School, extracurricular activities and growing up can all be stressful situations for Bridgeport High School students, but a group of students has come up with ways to help others cope.

Under the advisement of teacher Trina Runner and school counselor Kristina Robinson, DECA students have expanded the high school’s Life League Suicide Prevention Program to work collaboratively Wednesday evenings with United Summit Center in an initiative they appropriately refer to as VENT.

Bridgeport High School sophomores Molly Runner, Dakota Swiger and Corinne Lalama brainstormed VENT during the summer.

“As we got into high school, we saw that more kids in our grade were suffering from more anxiety and depression, and we wanted to help make a group of people who understand with a person that could relate,” Swiger said.

Trina Runner, Molly’s mother, said the three students are also part of the Dream TEAM (Teens Encouraging Advocacy and Motivation), which is the Harrison County community chapter of Students Against Drunk Driving. The three were trained for peer support and will take the Life League to DECA’s state competition March 10-11 in Charleston.

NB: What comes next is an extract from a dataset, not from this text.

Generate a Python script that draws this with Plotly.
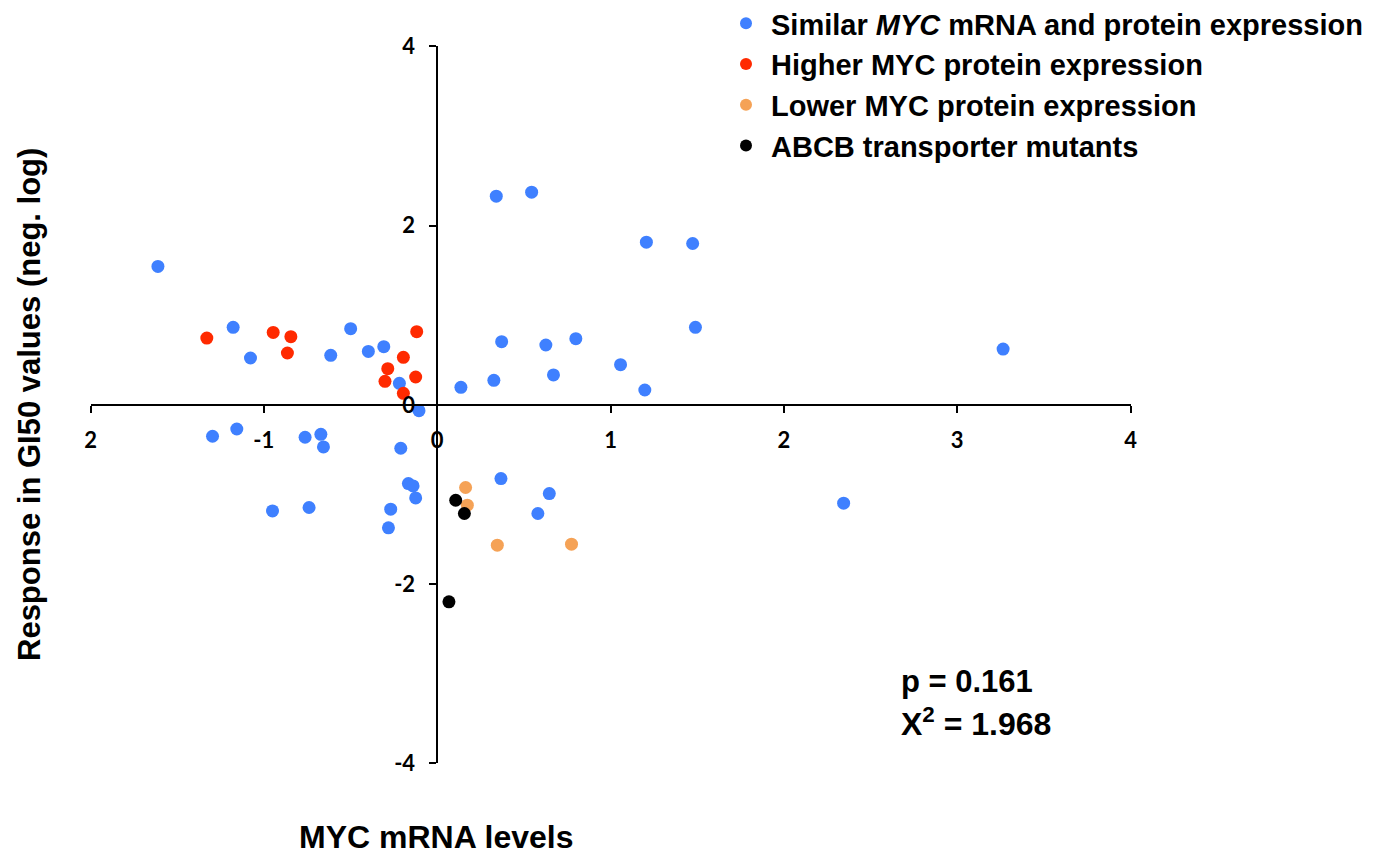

“Last year, Alden Smith competed with DECA with the Life League project. This year, those three students and Madelyn Lalama will all compete about suicide prevention,” Trina Runner said. “We’re a teen support group that’s free and confidential. Every Wednesday during first lunch, we have Life League at the school.”

“We have VENT from 4-5:30 p.m. at United Summit Center, but both have the same mission for better mental health.”

The first student suicide prevention training was in November 2017. The November and February 2018 training taught more than 100 students and more than 60 community adults.

Robinson, a Bridgeport High School counselor for nine years, said Life League has led to more student referrals to her office throughout the school day.

“There’s such an innate desire to excel academically and a lot of times that pressure is self-imposed. The students want to achieve high academic marks while balancing extracurricular involvement,” Robinson said. “I think they’re learning wonderful coping skills and can be a sounding board for students who are maybe in a similar situation.”

“I think they’re helping tremendously at the school level.”

Each week, high school students have access to free, confidential mental health services through interactive group meetings with Marissa Shanholtz, a United Summit Center crisis worker.

“She’s wonderful with teenagers,” Trina Runner said. “She can really help them with a lot of self-care things so that they don’t take the emotional brunt of everything and not know what to do with it.”

Shanholtz said her age, 25, helps her build rapport with students without them feel ashamed or embarrassed.

“We have a really core group of 10 people depending on what’s going on in their lives,” she said. “This isn’t just a place where we have to come and talk about our depression or anxiety; it’s just a safe place where they can come and talk about whatever’s bothering them.”

“They’re confidentiality is going to be respected and their opinions are going to be respected.”

Swiger, who knows of students who have committed suicide and said it reminds her of the gravity of the issue, has learned so far about self-care and how to talk with other students about what and what not to say to those with anxiety and depression.

“Some days people just want to get things off their chest. Some people just have bad days sometimes and just want to vent,” Molly Runner said. “It’s important to make sure that you’re OK before you start taking care of others.”

“No matter if there’s a diagnosis or not, school stresses us out. To be able to learn how to get through a rough time is good as well as to learn those things to be able to help others who might not be as comfortable going to VENT.”

It has been easier for Swiger to organize and prioritize honors courses as well as for Molly Runner to manage and control her depression.

The group has addressed gender issues, addiction, self-harm and family dynamics. Life League participants address different topics each Wednesday as well.

Harrison County schools all learn about suicide prevention, but Trina Runner said this Bridgeport High School team and United Summit Center collaboration is the only student support network.

“Anything at all that bears on teenagers, we wanted to be able to give them the resources to be resilient and helpful and bounce back,” Trina Runner said. “Just because we’ve gotten the conversation started, some kids may not attend either meeting but they feel more comfortable coming to us and talking about stuff.”

“We want to normalize the conversation.”

March’s competition will include the trio of students presenting about the project and upcoming goals to make it a community. A first or second-place finish would qualify the team for the national competition April 26-May 1 in Orlando, Florida.

The group is hoping to eventually work with area agencies to host a mental health fair during Mental Health Month in May, create a mental health library at Bridgeport High School and sew a quote quilt with inspiring messages for students. A grant was also received from the Sacred Heart Children’s Center that enables Life League or VENT participants to use journals.